DSLR cameras usually offer several automatic bracketing possibilities. This post is about ‘exposure bracketing’. Since we are not using film, the cost of bracketing is zero. It only uses up space on your memory card but high capacity memory cards are currently dirt cheap.

The DSLR gurus have had us use the ‘histogram’ to check and ultimately provide perfect exposure for the situation. And in certain situations, this is the right thing to do. But for static landscape work, typically on a tripod, exposure bracketing is preferable – at least it works best for me.

Above is a seven frame bracket, 2/3 stop between frames. I have my camera’s pre-set C1 set up for seven frame bracketing, C2 set up for three frame bracketing, and C3 set up for general hand held photography.
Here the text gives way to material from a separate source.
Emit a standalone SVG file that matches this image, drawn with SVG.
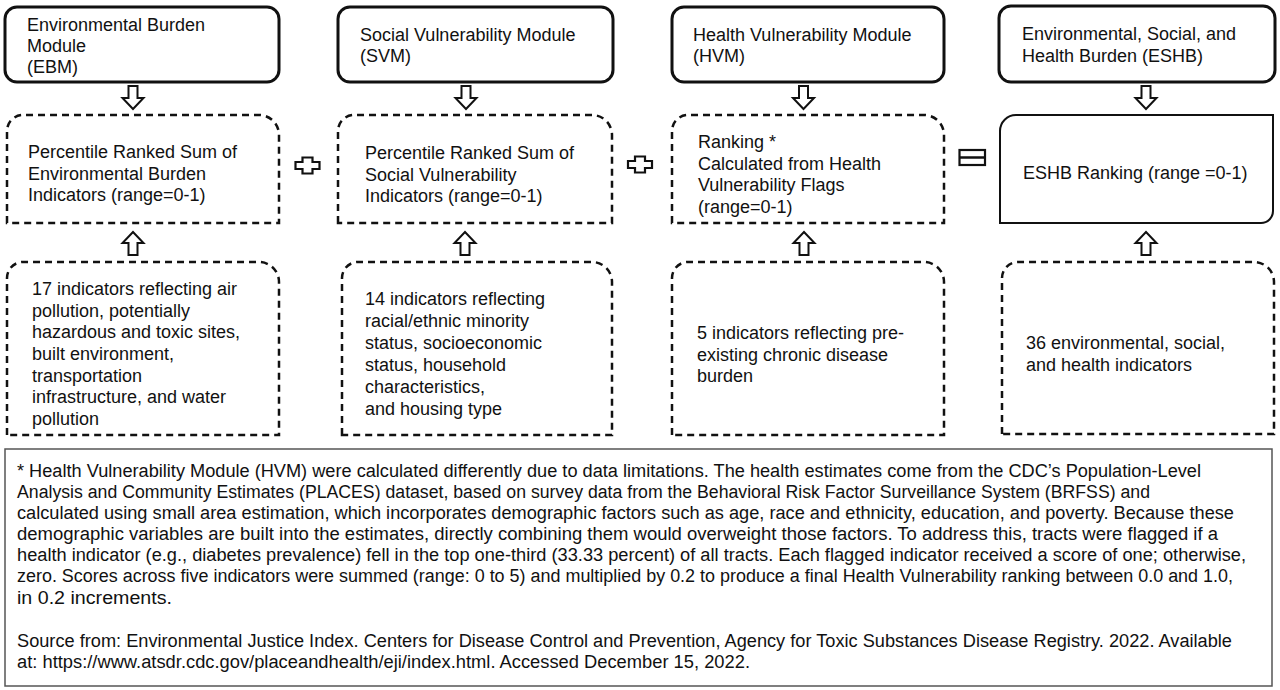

Seven frames for static landscape tripod photos, three frames (1-2/3 stops apart) for quicker and sometimes handheld bracketing.

In the above brackets, the center frame is most likely the correct exposure. Below, the image on the left is that image, un-retouched. The image on the right is an HDR version of the image by sending frames 2, 4, & 6 into Lightroom’s HDR Merge engine. Very subtile differences but unless you bracket, you cannot make an HDR image. This image is of Cathedral Rocks East reflection in the Merced river, from the Northside Drive/El Capitan Drive intersection bridge.
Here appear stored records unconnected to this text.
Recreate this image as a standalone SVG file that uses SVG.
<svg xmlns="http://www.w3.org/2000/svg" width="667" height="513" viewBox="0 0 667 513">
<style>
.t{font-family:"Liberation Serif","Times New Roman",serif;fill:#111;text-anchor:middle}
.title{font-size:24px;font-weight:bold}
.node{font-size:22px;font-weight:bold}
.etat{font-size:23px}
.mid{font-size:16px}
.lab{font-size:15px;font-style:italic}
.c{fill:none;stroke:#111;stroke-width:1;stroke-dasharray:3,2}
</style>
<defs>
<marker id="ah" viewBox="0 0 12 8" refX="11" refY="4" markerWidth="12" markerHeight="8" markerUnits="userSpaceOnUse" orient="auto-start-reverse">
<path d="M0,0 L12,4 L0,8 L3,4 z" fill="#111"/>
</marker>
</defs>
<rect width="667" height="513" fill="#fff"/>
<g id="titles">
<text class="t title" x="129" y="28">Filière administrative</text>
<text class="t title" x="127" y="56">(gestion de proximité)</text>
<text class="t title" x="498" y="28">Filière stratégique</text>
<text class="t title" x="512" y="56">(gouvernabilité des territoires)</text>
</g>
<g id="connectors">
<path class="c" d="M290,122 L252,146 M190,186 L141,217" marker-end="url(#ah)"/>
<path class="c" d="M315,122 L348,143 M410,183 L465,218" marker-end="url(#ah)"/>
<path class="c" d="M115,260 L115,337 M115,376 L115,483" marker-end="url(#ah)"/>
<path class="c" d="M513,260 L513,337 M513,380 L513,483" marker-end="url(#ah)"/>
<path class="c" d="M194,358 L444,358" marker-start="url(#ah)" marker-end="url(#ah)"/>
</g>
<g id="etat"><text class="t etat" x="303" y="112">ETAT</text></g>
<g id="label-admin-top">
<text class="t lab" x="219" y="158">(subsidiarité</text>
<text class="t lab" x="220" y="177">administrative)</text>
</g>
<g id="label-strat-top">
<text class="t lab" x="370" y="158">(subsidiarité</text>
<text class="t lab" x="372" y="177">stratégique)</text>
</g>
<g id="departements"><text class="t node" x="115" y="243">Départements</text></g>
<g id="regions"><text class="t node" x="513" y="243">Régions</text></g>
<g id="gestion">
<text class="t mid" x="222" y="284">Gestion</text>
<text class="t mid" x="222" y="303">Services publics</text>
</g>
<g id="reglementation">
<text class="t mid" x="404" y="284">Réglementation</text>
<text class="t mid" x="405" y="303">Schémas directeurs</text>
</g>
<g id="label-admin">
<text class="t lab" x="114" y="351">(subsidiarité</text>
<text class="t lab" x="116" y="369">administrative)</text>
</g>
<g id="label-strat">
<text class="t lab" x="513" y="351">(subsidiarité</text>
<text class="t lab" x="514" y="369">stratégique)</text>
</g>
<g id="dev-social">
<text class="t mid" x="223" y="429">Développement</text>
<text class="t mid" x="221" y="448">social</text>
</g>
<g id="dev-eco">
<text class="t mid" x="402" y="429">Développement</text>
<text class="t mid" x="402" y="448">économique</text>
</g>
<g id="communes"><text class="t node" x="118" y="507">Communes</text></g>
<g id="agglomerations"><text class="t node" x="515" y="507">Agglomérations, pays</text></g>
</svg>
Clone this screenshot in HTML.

Even though the differences are subtile, the image on the right is tonally better balanced – which is what an HDR merge does for you. You can also see the differences in the histograms. So with exposure bracketing, back home, you get to pick the exposure that best suits your needs and/or you get to run several (or all) exposures through the Lightroom HDR merge process. There are other HDR programs that connect with Lightroom. One that I sometimes use is Photomatix. A very advanced, full featured HDR program.

So… exposure bracketing is not because you are a bad photographer, it’s so that when you are back home, processing your photos, you have all exposure options available to you. You will never be upset that (exposure wise) you didn’t capture that scene properly.
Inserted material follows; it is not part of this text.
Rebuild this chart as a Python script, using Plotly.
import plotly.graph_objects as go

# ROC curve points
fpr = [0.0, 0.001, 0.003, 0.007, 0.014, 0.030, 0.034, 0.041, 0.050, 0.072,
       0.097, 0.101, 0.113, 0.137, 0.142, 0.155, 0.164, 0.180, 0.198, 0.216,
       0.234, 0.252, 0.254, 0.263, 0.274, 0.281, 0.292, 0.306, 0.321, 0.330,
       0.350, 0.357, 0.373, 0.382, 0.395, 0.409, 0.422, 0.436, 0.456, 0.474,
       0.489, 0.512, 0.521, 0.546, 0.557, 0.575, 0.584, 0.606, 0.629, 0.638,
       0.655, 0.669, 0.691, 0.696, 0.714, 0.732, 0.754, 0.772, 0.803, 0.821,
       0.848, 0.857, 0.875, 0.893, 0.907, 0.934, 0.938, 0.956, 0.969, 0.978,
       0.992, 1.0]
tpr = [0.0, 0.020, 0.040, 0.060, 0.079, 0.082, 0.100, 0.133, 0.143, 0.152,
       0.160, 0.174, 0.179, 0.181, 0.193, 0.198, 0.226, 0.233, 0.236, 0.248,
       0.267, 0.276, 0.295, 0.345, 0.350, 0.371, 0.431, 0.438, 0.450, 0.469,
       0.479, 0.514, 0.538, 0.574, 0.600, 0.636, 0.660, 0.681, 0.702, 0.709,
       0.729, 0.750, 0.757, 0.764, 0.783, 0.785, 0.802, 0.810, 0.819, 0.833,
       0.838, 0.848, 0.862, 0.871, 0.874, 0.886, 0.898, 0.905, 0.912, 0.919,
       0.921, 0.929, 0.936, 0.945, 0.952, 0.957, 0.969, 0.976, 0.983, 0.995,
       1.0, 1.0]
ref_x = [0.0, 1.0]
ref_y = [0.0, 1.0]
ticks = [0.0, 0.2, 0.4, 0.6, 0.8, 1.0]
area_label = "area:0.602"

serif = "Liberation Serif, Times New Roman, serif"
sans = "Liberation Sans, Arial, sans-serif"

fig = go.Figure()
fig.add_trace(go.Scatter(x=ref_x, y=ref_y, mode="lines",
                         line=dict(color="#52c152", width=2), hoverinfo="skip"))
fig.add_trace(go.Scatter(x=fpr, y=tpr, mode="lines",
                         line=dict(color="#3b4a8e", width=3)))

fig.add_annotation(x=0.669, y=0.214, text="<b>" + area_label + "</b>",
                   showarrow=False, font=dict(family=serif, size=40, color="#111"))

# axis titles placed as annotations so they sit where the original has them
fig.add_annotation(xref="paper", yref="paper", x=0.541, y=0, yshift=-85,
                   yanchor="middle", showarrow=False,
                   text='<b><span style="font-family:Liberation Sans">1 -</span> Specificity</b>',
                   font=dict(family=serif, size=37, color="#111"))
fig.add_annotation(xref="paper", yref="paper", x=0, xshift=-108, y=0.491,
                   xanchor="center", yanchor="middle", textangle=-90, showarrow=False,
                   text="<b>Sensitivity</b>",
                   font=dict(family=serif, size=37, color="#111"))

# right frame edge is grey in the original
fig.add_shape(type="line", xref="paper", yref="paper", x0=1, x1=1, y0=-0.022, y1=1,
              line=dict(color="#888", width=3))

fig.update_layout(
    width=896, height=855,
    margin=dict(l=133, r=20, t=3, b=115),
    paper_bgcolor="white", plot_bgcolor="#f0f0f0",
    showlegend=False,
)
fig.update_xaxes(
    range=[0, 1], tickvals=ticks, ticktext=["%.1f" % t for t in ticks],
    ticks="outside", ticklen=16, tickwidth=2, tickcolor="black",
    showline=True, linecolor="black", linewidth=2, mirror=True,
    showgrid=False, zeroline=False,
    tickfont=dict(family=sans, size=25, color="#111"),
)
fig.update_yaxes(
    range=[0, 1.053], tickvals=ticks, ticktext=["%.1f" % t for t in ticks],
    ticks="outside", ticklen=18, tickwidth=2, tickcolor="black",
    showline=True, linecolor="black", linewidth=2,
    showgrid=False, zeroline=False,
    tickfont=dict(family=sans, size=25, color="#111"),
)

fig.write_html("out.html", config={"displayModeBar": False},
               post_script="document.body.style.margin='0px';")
The following image is a five vertical frame panorama using a Canon TS-E 24mm lens. Each vertical frame is a seven frame 2/3 stop exposure bracket. All seven exposures of each vertical frame were HDR processed in Photomatix, then the results stitched together in Photoshop.

The image is ‘Sunrise on Silver Lake’. Silver Lake is on the June Lake Loop, off of highway 395, in the Eastern Sierra Nevada mountains.